The Abuse of the "Season of Giving"
Perhaps the most cynical move of the Corporate Grinch is the "Round Up for Charity" at the checkout counter. In 2025, multi-billion dollar corporations ask us—the consumers, many of whom are struggling with the post-inflation economy—to donate our spare change so they can claim a massive tax write-off and look like the "good guys."
This is the season of giving, but corporations have turned it into a season of performativegiving. They use the imagery of the "poor shepherd" or the "struggling family" to pull at our heartstrings, only to funnel that emotional energy back into their profit margins. True giving is an act of sacrifice. A corporation "giving" a tiny percentage of its record-breaking holiday profits while its employees are forced to work on Thanksgiving and Christmas Eve is not "spirit"—it’s a PR strategy.

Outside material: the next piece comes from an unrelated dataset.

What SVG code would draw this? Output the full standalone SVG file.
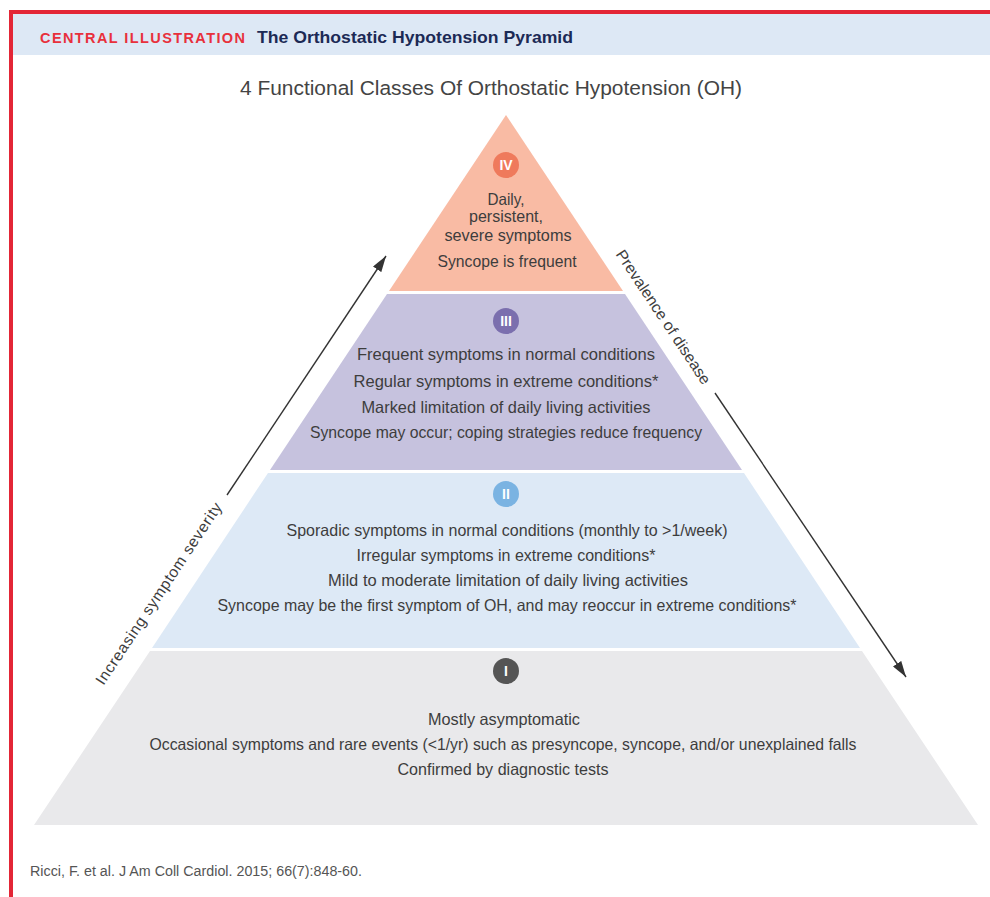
<svg xmlns="http://www.w3.org/2000/svg" width="990" height="897" viewBox="0 0 990 897">
<defs>
<style>
.t{font-family:"Liberation Sans",Arial,sans-serif;font-size:16.5px;fill:#3d3d3d;text-anchor:middle}
.num{font-family:"Liberation Sans",Arial,sans-serif;font-size:14px;font-weight:bold;fill:#fff;text-anchor:middle}
.lab{font-family:"Liberation Sans",Arial,sans-serif;font-size:15.5px;fill:#3d3d3d;text-anchor:middle}
.arr{stroke:#333;stroke-width:1.4;fill:none}
</style>
<marker id="ah" markerUnits="userSpaceOnUse" viewBox="0 0 16 10" markerWidth="16" markerHeight="10" refX="16" refY="5" orient="auto">
<path d="M0,0 L16,5 L0,10 Z" fill="#333"/>
</marker>
</defs>
<rect x="0" y="0" width="990" height="897" fill="#fff"/>
<g id="header">
<rect x="13" y="14" width="977" height="41" fill="#dde8f5"/>
<rect x="9" y="10" width="981" height="4" fill="#e32636"/>
<rect x="9" y="10" width="4" height="887" fill="#e32636"/>
<text x="40" y="43" font-family="'Liberation Sans',Arial,sans-serif" font-size="14.5" font-weight="bold" fill="#e8303c" textLength="205" lengthAdjust="spacing">CENTRAL ILLUSTRATION</text>
<text x="257" y="43" font-family="'Liberation Sans',Arial,sans-serif" font-size="17" font-weight="bold" fill="#1c2a55" textLength="316" lengthAdjust="spacingAndGlyphs">The Orthostatic Hypotension Pyramid</text>
</g>
<text x="491" y="95" font-family="'Liberation Sans',Arial,sans-serif" font-size="20.5" fill="#444" text-anchor="middle" textLength="502" lengthAdjust="spacingAndGlyphs">4 Functional Classes Of Orthostatic Hypotension (OH)</text>

<g id="tier-iv">
<polygon points="506,115 623,291 389,291" fill="#f9bba4"/>
<circle cx="506" cy="165" r="13" fill="#ef7a5c"/>
<text class="num" x="506" y="170">IV</text>
<text class="t" x="506" y="205" textLength="37" lengthAdjust="spacingAndGlyphs">Daily,</text>
<text class="t" x="506" y="222" textLength="74" lengthAdjust="spacingAndGlyphs">persistent,</text>
<text class="t" x="508" y="241" textLength="127" lengthAdjust="spacingAndGlyphs">severe symptoms</text>
<text class="t" x="507" y="267" textLength="139" lengthAdjust="spacingAndGlyphs">Syncope is frequent</text>
</g>

<g id="tier-iii">
<polygon points="387,294 625,294 742,470 270,470" fill="#c6c2de"/>
<circle cx="506" cy="321" r="13" fill="#7b6fae"/>
<text class="num" x="506" y="326">III</text>
<text class="t" x="506" y="360" textLength="298" lengthAdjust="spacingAndGlyphs">Frequent symptoms in normal conditions</text>
<text class="t" x="506" y="387" textLength="305" lengthAdjust="spacingAndGlyphs">Regular symptoms in extreme conditions*</text>
<text class="t" x="506" y="413" textLength="289" lengthAdjust="spacingAndGlyphs">Marked limitation of daily living activities</text>
<text class="t" x="506" y="438" textLength="392" lengthAdjust="spacingAndGlyphs">Syncope may occur; coping strategies reduce frequency</text>
</g>

<g id="tier-ii">
<polygon points="268,473 744,473 860,648 152,648" fill="#dde9f6"/>
<circle cx="506" cy="494" r="13" fill="#7ab3e2"/>
<text class="num" x="506" y="499">II</text>
<text class="t" x="507" y="536" textLength="441" lengthAdjust="spacingAndGlyphs">Sporadic symptoms in normal conditions (monthly to &gt;1/week)</text>
<text class="t" x="506" y="561" textLength="299" lengthAdjust="spacingAndGlyphs">Irregular symptoms in extreme conditions*</text>
<text class="t" x="508" y="586" textLength="360" lengthAdjust="spacingAndGlyphs">Mild to moderate limitation of daily living activities</text>
<text class="t" x="507" y="611" textLength="579" lengthAdjust="spacingAndGlyphs">Syncope may be the first symptom of OH, and may reoccur in extreme conditions*</text>
</g>

<g id="tier-i">
<polygon points="150,651 862,651 978,825 34,825" fill="#e9e9eb"/>
<circle cx="506" cy="671" r="13" fill="#555"/>
<text class="num" x="506" y="676">I</text>
<text class="t" x="504" y="725" textLength="152" lengthAdjust="spacingAndGlyphs">Mostly asymptomatic</text>
<text class="t" x="503" y="750" textLength="707" lengthAdjust="spacingAndGlyphs">Occasional symptoms and rare events (&lt;1/yr)  such as presyncope, syncope, and/or unexplained falls</text>
<text class="t" x="503" y="775" textLength="211" lengthAdjust="spacingAndGlyphs">Confirmed by diagnostic tests</text>
</g>

<g id="connectors">
<path class="arr" d="M227,495 L386,256" marker-end="url(#ah)"/>
<path class="arr" d="M715,393 L906,677" marker-end="url(#ah)"/>
</g>
<g id="axis-labels">
<text class="lab" transform="translate(163,596.5) rotate(-56.4)" textLength="215">Increasing symptom severity</text>
<text class="lab" transform="translate(659,320) rotate(56.4)" textLength="158" lengthAdjust="spacingAndGlyphs">Prevalence of disease</text>
</g>

<text x="30" y="876" font-family="'Liberation Sans',Arial,sans-serif" font-size="14" fill="#555" textLength="332" lengthAdjust="spacingAndGlyphs">Ricci, F. et al. J Am Coll Cardiol. 2015; 66(7):848-60.</text>
</svg>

The Digital Grinch: Surveillance and Scarcity
In late 2025, the Grinch has gone high-tech. "Limited drops" and "exclusive holiday releases" create a sense of artificial scarcity. They use algorithms to track our "lovestruck" searches and then serve us ads that play on our insecurities. If you’ve been searching for a gift for a "prince" or a special partner, the internet knows it, and it will try to sell you a version of that love that fits in a box.
They want us to feel that if we don't buy now, we are failing. This "scarcity mindset" is the opposite of the Christmas message, which is one of abundance. The original story tells of a gift given freely to all—no subscription required, no "limited edition" involved.
Reclaiming the Spirit: A Writer’s Manifesto
So, how do we defeat the Grinch in the boardroom? We do what the Whos did: We sing anyway.
  1. Buy Local, Think Small: If you must buy, buy from the artisan, the local bookstore, or the neighbor down the street. Support the "Whos," not the "Crumpit Corporations."
  2. The "Handmade" Rebellion: In a world of mass-produced plastic, a handmade gift is a revolutionary act. It says, "My time is more valuable than your production line."
  3. Opt-Out of the Noise: Turn off the targeted ads. Unsubscribe from the "Last Minute Deal" emails. Reclaim your mental space.
  4. Focus on the "Individual," Not the "Status": As I’ve learned in my own life recently, a person’s value isn't in what they can buy you, but in how they value you, how they honor you, and how they see you.
Conclusion: The Heart that Grew Three Sizes
The Corporate Grinch wants us to believe that Christmas comes from a store. But as Dr. Seuss wrote, "Christmas... perhaps... means a little bit more!"
In 2025, let’s make it mean a lot more. Let’s protect our "writer’s heart" from the cynicism of the marketplace. Let’s celebrate with a defiance that says our joy cannot be bought, our faith cannot be sold, and our love is not for rent. The Corporate Grinch can have the wrapping paper; we’re keeping the light.